Using kubectl in Reusable Scripts
For a stable output in a script:
- Request one of the machine-oriented output forms, such as -o name, -o json, -o yaml, -o go-template, or -o jsonpath.
- Fully-qualify the version. For example, jobs.v1.batch/myjob. This will ensure that kubectl does not use its default version that can change over time.
- Don't rely on context, preferences, or other implicit states.
Subresources
- You can use the --subresource alpha flag for kubectl commands like get, patch, edit and replace to fetch and update subresources for all resources that support them. Currently, only the status and scale subresources are supported.
- The API contract against a subresource is identical to a full resource. While updating the status subresource to a new value, keep in mind that the subresource could be potentially reconciled by a controller to a different value.
Best Practices
kubectl run
For kubectl run to satisfy infrastructure as code:
- Tag the image with a version-specific tag and don't move that tag to a new version.
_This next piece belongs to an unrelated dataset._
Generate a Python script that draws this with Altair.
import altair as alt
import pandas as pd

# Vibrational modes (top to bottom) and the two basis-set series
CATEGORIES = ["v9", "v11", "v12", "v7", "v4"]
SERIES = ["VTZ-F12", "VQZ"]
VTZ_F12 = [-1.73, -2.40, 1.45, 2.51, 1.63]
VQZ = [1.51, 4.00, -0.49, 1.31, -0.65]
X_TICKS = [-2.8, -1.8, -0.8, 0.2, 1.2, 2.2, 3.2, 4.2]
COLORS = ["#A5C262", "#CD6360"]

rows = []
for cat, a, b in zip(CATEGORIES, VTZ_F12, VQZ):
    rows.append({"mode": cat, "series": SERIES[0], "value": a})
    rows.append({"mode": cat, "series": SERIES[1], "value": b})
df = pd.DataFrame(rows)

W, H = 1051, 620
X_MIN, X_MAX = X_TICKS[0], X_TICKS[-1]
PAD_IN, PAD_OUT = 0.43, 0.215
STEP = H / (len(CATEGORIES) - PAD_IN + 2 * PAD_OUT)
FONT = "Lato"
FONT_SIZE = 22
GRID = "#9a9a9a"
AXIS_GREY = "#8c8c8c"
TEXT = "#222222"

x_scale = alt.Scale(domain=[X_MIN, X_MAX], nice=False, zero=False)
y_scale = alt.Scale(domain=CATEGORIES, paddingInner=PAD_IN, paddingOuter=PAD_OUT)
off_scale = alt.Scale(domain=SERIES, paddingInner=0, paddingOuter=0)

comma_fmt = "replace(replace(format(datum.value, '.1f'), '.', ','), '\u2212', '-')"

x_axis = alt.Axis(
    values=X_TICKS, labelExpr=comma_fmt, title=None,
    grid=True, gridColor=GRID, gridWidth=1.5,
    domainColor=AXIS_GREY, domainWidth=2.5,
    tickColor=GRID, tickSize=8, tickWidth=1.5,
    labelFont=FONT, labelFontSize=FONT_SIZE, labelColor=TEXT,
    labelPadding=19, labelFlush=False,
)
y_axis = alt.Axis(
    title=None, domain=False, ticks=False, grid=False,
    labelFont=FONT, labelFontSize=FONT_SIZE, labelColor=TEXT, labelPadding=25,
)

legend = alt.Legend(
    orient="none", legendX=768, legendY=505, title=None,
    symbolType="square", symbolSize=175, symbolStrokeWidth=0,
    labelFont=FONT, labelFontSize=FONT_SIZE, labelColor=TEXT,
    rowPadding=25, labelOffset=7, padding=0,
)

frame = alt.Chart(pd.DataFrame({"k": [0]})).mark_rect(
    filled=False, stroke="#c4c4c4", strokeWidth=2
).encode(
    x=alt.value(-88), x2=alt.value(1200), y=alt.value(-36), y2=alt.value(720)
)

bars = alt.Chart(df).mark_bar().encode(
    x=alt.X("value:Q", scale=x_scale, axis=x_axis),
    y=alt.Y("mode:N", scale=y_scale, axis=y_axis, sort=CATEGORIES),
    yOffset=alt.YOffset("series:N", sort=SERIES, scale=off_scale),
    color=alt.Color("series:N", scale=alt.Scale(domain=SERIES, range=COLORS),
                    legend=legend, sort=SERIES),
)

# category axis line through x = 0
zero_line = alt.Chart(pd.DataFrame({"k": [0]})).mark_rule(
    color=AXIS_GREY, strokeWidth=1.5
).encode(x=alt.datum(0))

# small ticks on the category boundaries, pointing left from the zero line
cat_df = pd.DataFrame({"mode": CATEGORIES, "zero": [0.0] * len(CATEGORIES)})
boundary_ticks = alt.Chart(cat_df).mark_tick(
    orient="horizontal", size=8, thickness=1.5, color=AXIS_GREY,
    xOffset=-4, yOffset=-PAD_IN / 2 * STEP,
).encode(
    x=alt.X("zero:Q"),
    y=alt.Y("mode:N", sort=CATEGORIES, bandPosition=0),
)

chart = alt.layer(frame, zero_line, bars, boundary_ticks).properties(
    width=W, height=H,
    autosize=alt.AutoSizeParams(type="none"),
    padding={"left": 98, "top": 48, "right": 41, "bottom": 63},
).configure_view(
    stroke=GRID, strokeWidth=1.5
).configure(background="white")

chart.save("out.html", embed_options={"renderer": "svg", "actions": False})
For example, use :v1234, v1.2.3, r03062016-1-4, rather than :latest [For more information, see Best Practices for Configuration].
- Check in the script for an image that is heavily parameterized.
- Switch to configuration files checked into source control for features that are needed, but not expressible via kubectl run flags.
You can use the --dry-run=client flag to preview the object that would be sent to your cluster, without really submitting it.